Data protection for children

Persons under the age of 16 are considered children in the General Data Protection Regulation. Germany has not made use of the possibility to establish a lower age limit. Special data protection rules apply to children: Children need the consent of their parents, or at least their agreement, for the use of “information society services”. An information society service is a service provided electronically and at the individual request of the recipient. These could be, for example, online shopping, social networks or other services on the internet. Such services do not necessarily have to be provided commercially, as the Federal Court of Justice ruled in 2017. The verdict can be read here (in German).

When children are informed about the processing of their personal data, special attention must be paid to understandable language. Furthermore, if the child is under 16 years of age, companies must ensure that the holders of parental responsibility have consented or agreed to the processing of the child’s data. However, it is still unclear how it can actually be proven that consent has been obtained from parents and not just from their children. One possibility would be a two-way identification system using a parent’s device, but other technical solutions are also being discussed.

Article 8 GDPR (Conditions applicable to child’s consent in relation to information society services)

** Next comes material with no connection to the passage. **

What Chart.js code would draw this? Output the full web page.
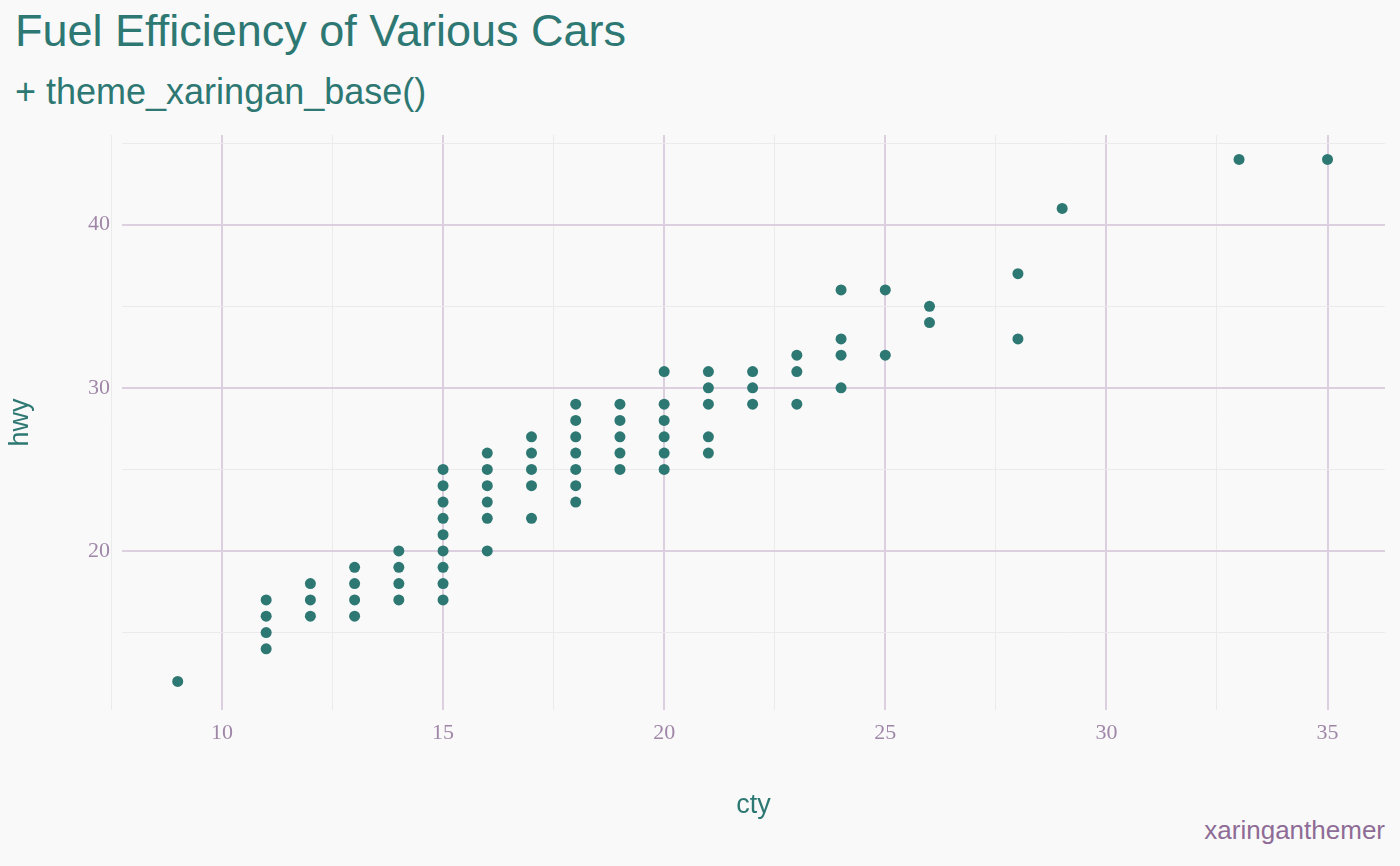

1. Where point (a) of Article 6(1) applies, in relation to the offer of information society services directly to a child, the processing of the personal data of a child shall be lawful where the child is at least 16 years old. Where the child is below the age of 16 years, such processing shall be lawful only if and to the extent that consent is given or authorised by the holder of parental responsibility over the child.

Member States may provide by law for a lower age for those purposes provided that such lower age is not below 13 years.

2. The controller shall make reasonable efforts to verify in such cases that consent is given or authorised by the holder of parental responsibility over the child, taking into consideration available technology.

3. Paragraph 1 shall not affect the general contract law of Member States such as the rules on the validity, formation or effect of a contract in relation to a child.